Leaving the pictures out, print the lines from the first line of the listing through the line containing "13598, 13598, 13598];", exactly as they read, and no others.

--- Begin Task material ---

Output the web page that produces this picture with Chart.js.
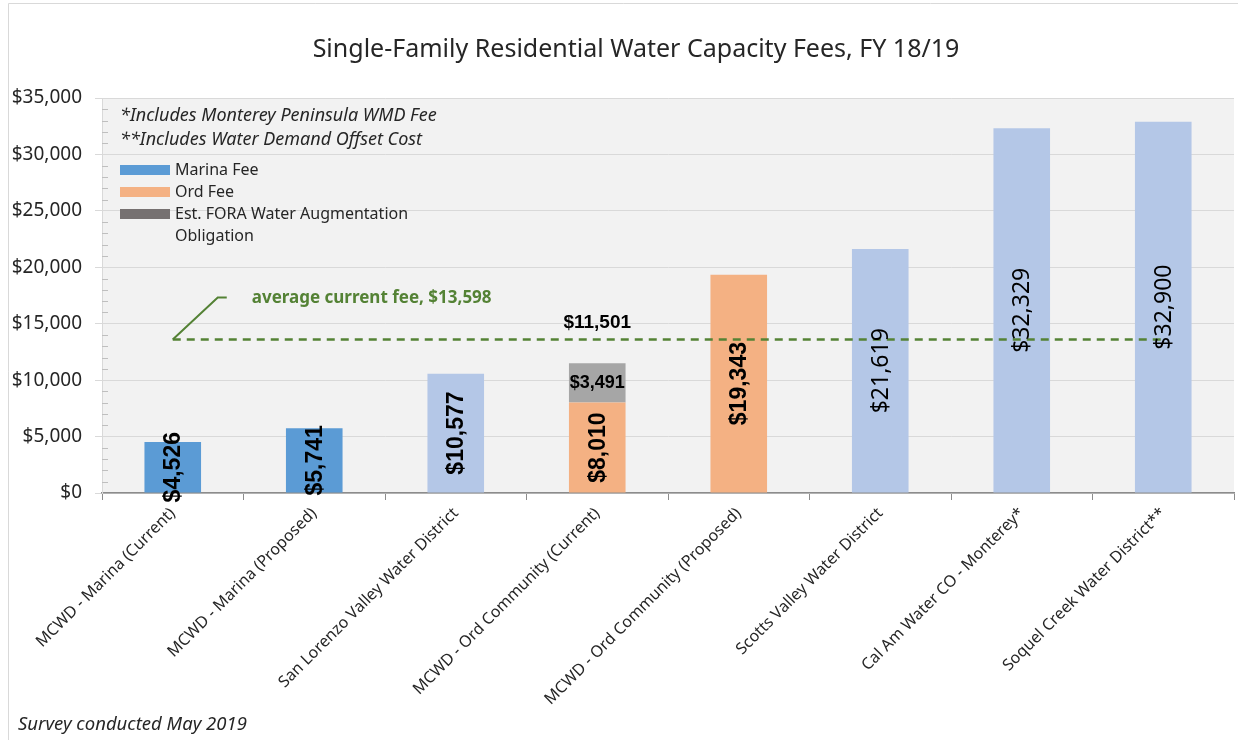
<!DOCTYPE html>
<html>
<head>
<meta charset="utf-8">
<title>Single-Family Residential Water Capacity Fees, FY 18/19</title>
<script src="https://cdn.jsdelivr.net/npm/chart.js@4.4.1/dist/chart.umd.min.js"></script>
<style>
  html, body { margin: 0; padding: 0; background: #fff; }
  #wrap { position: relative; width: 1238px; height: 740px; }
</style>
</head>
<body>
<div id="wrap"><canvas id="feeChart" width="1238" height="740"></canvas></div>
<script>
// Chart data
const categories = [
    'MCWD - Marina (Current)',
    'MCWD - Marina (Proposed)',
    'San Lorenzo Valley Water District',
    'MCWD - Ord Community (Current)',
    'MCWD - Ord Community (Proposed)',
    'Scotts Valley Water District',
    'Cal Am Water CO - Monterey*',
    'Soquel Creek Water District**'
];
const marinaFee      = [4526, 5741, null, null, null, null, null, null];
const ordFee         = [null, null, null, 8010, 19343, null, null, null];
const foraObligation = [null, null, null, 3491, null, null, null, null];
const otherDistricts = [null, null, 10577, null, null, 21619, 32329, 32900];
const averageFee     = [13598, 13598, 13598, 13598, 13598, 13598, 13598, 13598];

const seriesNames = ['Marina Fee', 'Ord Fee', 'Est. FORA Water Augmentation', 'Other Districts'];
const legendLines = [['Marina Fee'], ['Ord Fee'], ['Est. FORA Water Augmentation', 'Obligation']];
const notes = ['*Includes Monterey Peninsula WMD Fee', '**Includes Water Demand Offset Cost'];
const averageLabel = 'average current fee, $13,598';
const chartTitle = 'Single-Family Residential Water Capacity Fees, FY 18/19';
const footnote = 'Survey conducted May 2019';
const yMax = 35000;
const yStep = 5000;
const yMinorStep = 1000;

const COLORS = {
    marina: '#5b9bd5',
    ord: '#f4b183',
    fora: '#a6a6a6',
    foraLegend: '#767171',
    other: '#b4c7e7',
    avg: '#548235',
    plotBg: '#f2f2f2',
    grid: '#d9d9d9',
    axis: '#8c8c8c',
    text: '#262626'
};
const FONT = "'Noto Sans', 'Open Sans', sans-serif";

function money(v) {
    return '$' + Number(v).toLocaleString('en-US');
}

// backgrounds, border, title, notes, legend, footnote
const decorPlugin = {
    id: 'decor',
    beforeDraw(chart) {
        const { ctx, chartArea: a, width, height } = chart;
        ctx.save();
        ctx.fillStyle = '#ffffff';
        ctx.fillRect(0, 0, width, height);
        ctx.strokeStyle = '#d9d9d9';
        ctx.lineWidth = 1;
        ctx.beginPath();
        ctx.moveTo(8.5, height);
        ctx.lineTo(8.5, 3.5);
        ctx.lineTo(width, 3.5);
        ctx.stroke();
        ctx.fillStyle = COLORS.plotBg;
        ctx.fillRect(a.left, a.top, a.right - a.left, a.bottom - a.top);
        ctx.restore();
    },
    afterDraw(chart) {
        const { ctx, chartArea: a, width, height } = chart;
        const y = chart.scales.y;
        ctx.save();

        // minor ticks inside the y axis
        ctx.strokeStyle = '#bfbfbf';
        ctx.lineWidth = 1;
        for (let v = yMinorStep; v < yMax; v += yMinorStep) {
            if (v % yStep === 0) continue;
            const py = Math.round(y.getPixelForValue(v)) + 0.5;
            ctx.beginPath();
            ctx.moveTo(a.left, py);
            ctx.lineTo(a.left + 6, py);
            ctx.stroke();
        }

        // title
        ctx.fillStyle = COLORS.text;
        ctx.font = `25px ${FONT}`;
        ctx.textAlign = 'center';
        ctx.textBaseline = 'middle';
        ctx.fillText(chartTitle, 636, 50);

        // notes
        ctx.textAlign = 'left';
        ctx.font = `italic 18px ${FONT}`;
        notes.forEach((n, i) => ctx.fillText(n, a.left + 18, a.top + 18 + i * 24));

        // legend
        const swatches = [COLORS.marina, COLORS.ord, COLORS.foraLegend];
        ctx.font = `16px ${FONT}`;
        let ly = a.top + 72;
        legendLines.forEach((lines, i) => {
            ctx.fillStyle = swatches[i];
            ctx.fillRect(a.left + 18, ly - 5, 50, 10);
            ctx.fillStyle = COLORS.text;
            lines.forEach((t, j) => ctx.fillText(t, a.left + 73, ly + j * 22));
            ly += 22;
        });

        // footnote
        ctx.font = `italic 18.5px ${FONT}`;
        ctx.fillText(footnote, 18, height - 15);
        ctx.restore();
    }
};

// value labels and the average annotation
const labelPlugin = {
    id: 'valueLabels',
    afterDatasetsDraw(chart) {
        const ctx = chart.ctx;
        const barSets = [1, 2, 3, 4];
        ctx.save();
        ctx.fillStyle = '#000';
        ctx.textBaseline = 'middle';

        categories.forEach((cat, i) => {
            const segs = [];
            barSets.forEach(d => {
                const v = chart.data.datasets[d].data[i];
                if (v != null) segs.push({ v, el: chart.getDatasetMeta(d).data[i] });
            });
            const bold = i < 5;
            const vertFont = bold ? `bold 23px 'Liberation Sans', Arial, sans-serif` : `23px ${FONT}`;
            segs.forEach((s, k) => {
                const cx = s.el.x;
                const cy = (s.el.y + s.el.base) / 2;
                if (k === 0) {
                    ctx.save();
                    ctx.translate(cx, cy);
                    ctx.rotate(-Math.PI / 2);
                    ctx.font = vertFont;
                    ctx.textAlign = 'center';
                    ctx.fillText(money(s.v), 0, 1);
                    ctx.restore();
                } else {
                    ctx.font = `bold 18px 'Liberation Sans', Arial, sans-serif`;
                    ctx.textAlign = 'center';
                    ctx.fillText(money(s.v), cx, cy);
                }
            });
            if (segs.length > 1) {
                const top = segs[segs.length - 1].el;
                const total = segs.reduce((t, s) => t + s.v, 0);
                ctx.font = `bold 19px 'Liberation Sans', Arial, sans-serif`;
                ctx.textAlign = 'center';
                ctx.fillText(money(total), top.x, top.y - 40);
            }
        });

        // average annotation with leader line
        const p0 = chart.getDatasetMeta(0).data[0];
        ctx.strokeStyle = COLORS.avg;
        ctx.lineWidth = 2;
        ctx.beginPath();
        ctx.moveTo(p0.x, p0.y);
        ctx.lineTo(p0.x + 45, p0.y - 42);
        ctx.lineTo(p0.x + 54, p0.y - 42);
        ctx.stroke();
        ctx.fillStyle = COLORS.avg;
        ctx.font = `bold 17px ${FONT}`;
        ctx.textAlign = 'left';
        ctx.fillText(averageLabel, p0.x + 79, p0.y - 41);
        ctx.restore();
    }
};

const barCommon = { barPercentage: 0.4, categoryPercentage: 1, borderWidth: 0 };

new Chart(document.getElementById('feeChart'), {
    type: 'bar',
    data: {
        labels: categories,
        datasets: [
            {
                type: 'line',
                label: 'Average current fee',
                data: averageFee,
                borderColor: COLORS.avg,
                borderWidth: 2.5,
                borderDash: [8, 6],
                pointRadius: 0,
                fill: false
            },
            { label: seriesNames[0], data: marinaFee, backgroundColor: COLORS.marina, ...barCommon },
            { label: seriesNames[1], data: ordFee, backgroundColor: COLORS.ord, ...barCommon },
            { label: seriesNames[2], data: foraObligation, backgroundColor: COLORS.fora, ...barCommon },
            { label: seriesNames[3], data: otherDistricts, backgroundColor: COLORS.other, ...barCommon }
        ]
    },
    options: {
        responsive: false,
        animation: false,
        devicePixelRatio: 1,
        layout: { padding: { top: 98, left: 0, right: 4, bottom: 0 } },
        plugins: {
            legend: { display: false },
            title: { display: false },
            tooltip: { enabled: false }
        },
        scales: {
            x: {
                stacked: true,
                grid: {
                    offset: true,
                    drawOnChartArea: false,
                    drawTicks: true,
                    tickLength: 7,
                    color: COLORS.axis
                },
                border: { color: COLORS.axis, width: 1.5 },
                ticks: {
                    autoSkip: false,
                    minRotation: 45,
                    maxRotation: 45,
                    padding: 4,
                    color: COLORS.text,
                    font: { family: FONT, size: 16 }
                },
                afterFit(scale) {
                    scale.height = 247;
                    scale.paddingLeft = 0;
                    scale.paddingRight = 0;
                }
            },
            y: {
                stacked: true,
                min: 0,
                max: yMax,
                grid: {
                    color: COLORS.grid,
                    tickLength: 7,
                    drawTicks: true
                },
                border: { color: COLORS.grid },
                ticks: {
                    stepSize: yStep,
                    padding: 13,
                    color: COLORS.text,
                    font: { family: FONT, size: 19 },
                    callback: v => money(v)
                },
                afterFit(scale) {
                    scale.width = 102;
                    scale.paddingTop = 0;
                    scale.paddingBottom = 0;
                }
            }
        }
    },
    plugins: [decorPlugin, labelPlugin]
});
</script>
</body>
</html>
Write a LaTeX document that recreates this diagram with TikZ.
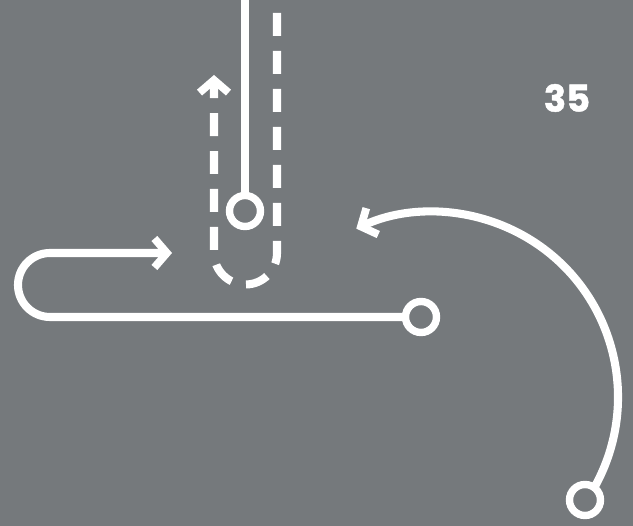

--- End Task material ---

▶ _Result_:
Output the web page that produces this picture with Chart.js.
<!DOCTYPE html>
<html>
<head>
<meta charset="utf-8">
<title>Single-Family Residential Water Capacity Fees, FY 18/19</title>
<script src="https://cdn.jsdelivr.net/npm/chart.js@4.4.1/dist/chart.umd.min.js"></script>
<style>
  html, body { margin: 0; padding: 0; background: #fff; }
  #wrap { position: relative; width: 1238px; height: 740px; }
</style>
</head>
<body>
<div id="wrap"><canvas id="feeChart" width="1238" height="740"></canvas></div>
<script>
// Chart data
const categories = [
    'MCWD - Marina (Current)',
    'MCWD - Marina (Proposed)',
    'San Lorenzo Valley Water District',
    'MCWD - Ord Community (Current)',
    'MCWD - Ord Community (Proposed)',
    'Scotts Valley Water District',
    'Cal Am Water CO - Monterey*',
    'Soquel Creek Water District**'
];
const marinaFee      = [4526, 5741, null, null, null, null, null, null];
const ordFee         = [null, null, null, 8010, 19343, null, null, null];
const foraObligation = [null, null, null, 3491, null, null, null, null];
const otherDistricts = [null, null, 10577, null, null, 21619, 32329, 32900];
const averageFee     = [13598, 13598, 13598, 13598, 13598, 13598, 13598, 13598];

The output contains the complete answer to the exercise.